Seorang ibu, menurut Christine, dituntut memiliki banyak peran mulai dari menjadi seorang pembimbing dan bahkan menjadi tulang punggung dari keluarganya. Seperti juga tergambar dalam karakter Ibu Siti, Christine menyebut sosok ibu kerap mengalah dan hampir tak pernah menuntut pada anak-anaknya.
Terjeda pandemi
Jeihan bercerita, proses pengambilan gambar film yang dilakukan pada tahun 2020 sempat mengalami kendala dan terjeda menyusul pengumuman resmi pemerintah bahwa Indonesia sudah memasuki masa pandemi. Proses shooting kemudian terpaksa terjeda selama empat bulan dari yang seharusnya tinggal sembilan hari lagi tuntas.
Lokasi pengambilan gambar beberapa adegan dikabarkan juga berpindah, seperti dari yang awalnya direncanakan di kawasan Candi Borobudur menjadi Candi Prambanan. Produksi film Just Mom bekerja sama dengan badan usaha milik negara (BUMN) bidang pengelolaan destinasi wisata candi, PT Taman Wisata Candi Borobudur, Prambanan dan Ratu Boko (PT TWC).
Dalam jumpa pers, Hanung membenarkan, di masa pandemi ada banyak produser memilih menawarkan film produksi mereka ke platform-platform aplikasi pemutar film digital berbayar (OTT). Masa pandemi memunculkan ketidakpastian terutama terkait kebijakan seputar pembatasan mobilitas warga.
Kebijakan pembatasan jarak juga berdampak pada jumlah penonton bioskop. Tawaran menjual film ke OTT kerap menjadi pilihan terutama pada masa pandemi ketika orang lebih banyak beraktivitas dan menghabiskan waktu di dalam rumah, termasuk untuk mencari alternatif hiburan seperti menonton film.
”Beruntung pihak TWC paham dan enggak bolak-balik tanya dananya bisa balik modal kapan. Sejak awal saya sudah bilang, enggak, (film) Just Mom ini hanya untuk sinema (bioskop). Ya, memang sih saya juga menawarkan ke OTT, tapi itu lebih karena ngikuti tren saja karena semua produser begitu. Yang namanya cinematic experience harus bisa kita hadirkan lagi,” tutur Hanung.
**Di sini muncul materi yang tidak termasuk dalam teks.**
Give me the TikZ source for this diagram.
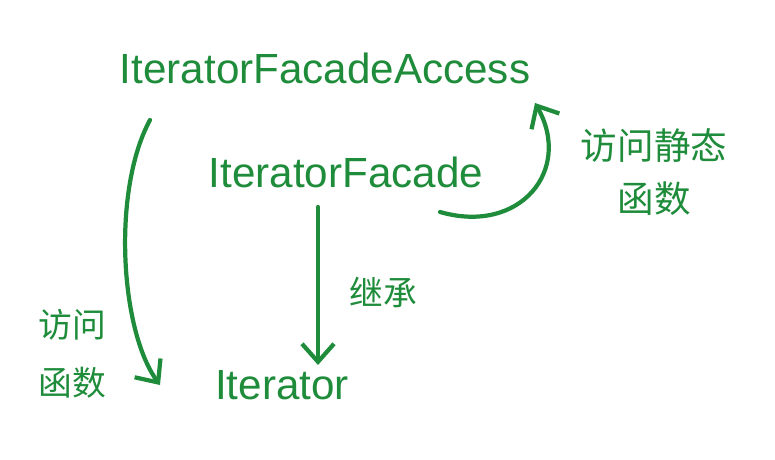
\documentclass[tikz,border=0pt]{standalone}
\usepackage{fontspec}
\setmainfont{Liberation Sans}
\newfontfamily\cjk{Noto Sans CJK SC}
\usepackage{tikz}
\usetikzlibrary{arrows.meta, calc}

\begin{document}
\begin{tikzpicture}[
  execute at begin picture={
    \definecolor{handgreen}{RGB}{30,140,58}
  },
  classname/.style={
    text=handgreen,
    inner sep=1pt,
    font=\fontsize{30}{36}\selectfont
  },
  note/.style={
    text=handgreen,
    align=center,
    inner sep=1pt,
    font=\cjk\fontsize{24}{38}\selectfont
  },
  arrow/.style={
    draw=handgreen,
    line width=3pt,
    line cap=round,
    line join=round,
    -{Straight Barb[length=4.5mm, width=8mm, line width=3pt]}
  }
]
\useasboundingbox (0,0) rectangle (19.375,11.5);

\node[classname] (access) at (8.125,9.8) {IteratorFacadeAccess};
\node[classname] (facade) at (8.65,7.2) {IteratorFacade};
\node[classname] (iter) at (7.05,1.875) {Iterator};

\node[note, font=\cjk\fontsize{26}{38}\selectfont] (callstatic) at (16.35,7.2) {访问静态\\函数};
\node[note] (inherit) at (9.575,4.2) {继承};
\node[note, font=\cjk\fontsize{24}{41}\selectfont] (callfunc) at (1.8,2.65) {访问\\函数};

\draw[arrow] ([xshift=-4.375cm,yshift=-1.3cm]access.center)
  .. controls +(-0.95,-1.75) and +(-1.0,1.375) ..
  ([xshift=-3.05cm]iter.center);
\draw[arrow] ([xshift=-0.7cm,yshift=-0.875cm]facade.center) --
  ([xshift=-0.7cm,yshift=0.5cm]iter.center -| facade.center);
\draw[arrow] ([xshift=2.35cm,yshift=-1.0cm]facade.center)
  .. controls +(2.0,-0.575) and +(0.95,-1.675) ..
  ([xshift=5.25cm,yshift=-0.875cm]access.center);

\end{tikzpicture}
\end{document}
Alasan utama Hanung bertekad mempertahankan film Just Mom bisa tampil di bioskop lantaran dirinya yakin kisah dalam film ini sangat erat kaitannya dengan kehidupan keseharian masyarakat urban. Seperti dia akui alami sendiri, ada banyak adegan terjadi dalam kehidupan nyata.
Salah satunya, akibat kondisi serta kesibukan pekerjaannya sekarang, Hanung kerap merasa sulit untuk sekadar mampir pulang menemui ibunya di rumah. Entah karena dia sekarang yang berada di Jakarta atau kesibukan pekerjaan saat pulang ke Yogyakarta sehingga tak sempat mampir ke rumah ibunya.
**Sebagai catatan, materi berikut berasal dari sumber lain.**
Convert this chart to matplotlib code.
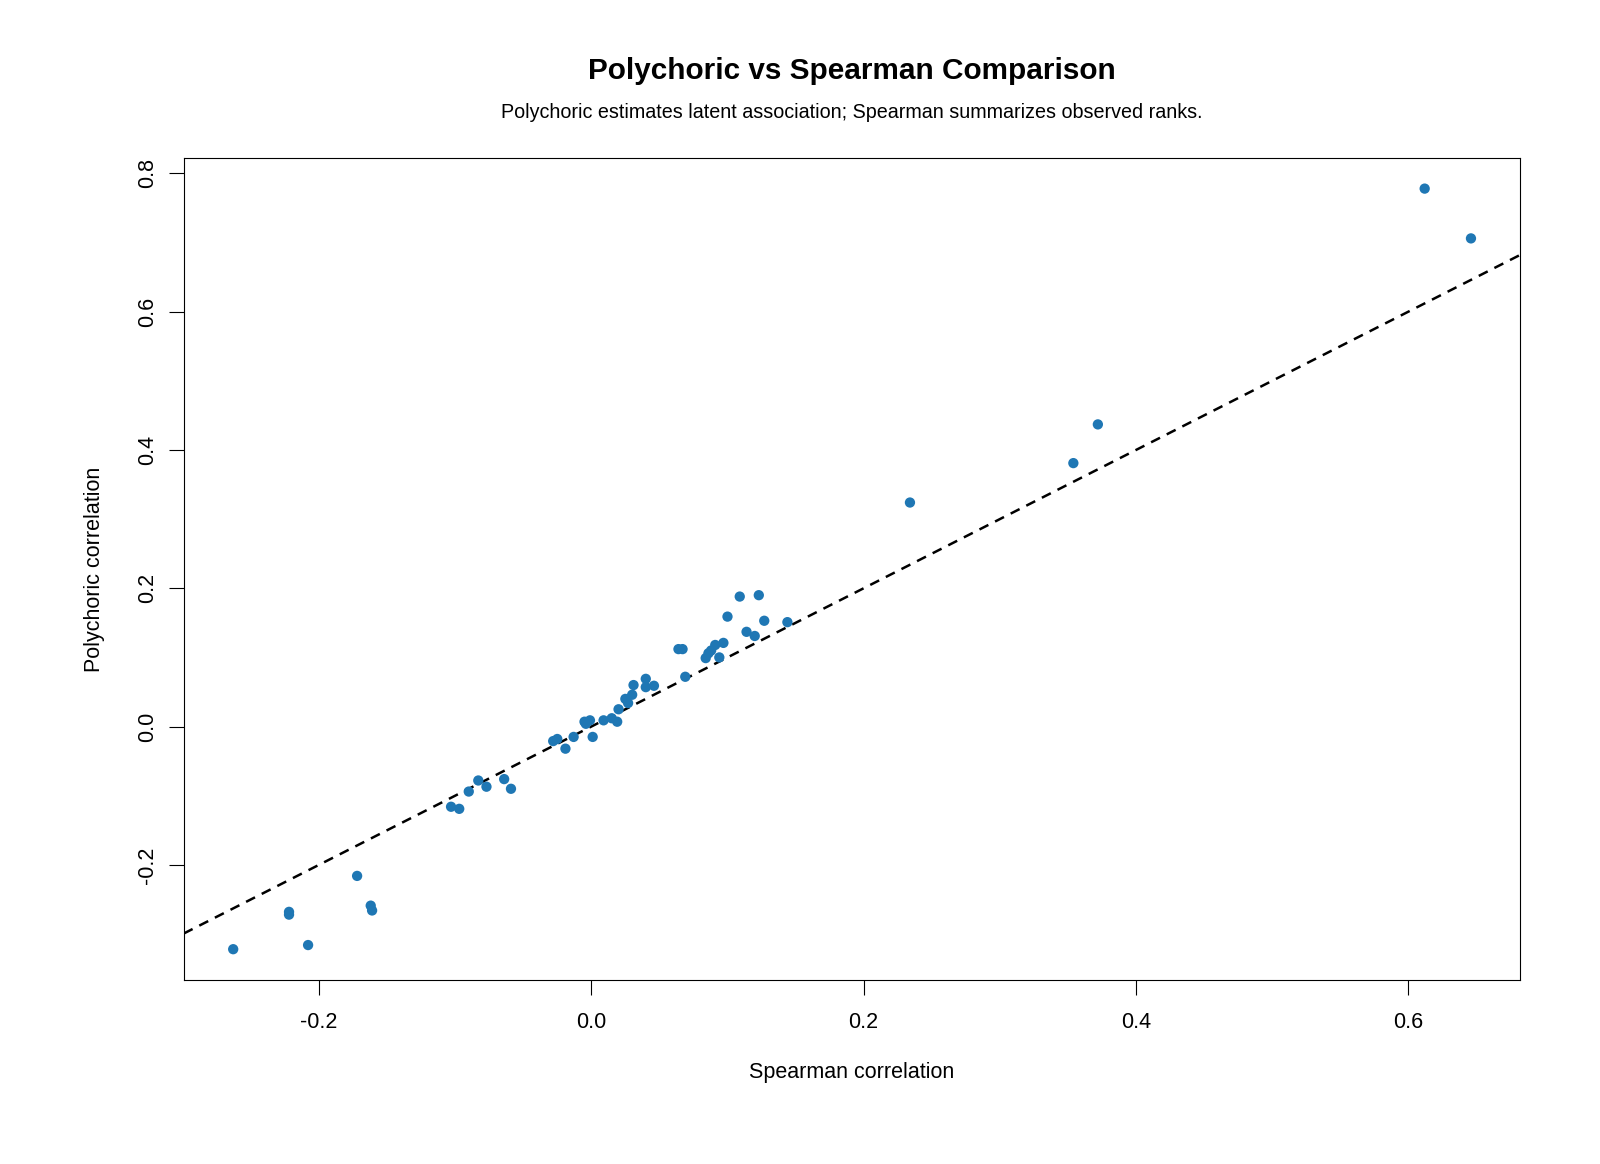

Baca juga : Semangat Menyala dalam Sepeda Presiden
Terkait pemilihan judul dalam bahasa Inggris, sutradara Jeihan menyebut hal itu dilakukan atas dasar kepraktisan semata. Walau diakui film ini juga terinspirasi dan mengambil spirit dari novel berjudul Ibu, Doa yang Hilang karya Bagas Dwi Bawono, Jeihan memastikan ceritanya sama sekali berbeda.
”Makanya kami enggak pakai judul sama karena pastinya ada banyak yang pakai judul Ibu. Waktu itu film ini juga masuk ke dua festival, Jakarta Film Week dan Jogja Netpac Asian Film Festival, kami pikir judulnya cukup satu saja. Kebetulan saya ingat omongan ibu setiap kali saya puji. Beliau selalu bilang, aku ini cuma ibu, sama seperti ibu-ibu lain. Oh ya sudah, itu saja judulnya, cuma ibu, Just Mom,” kisah Jeihan.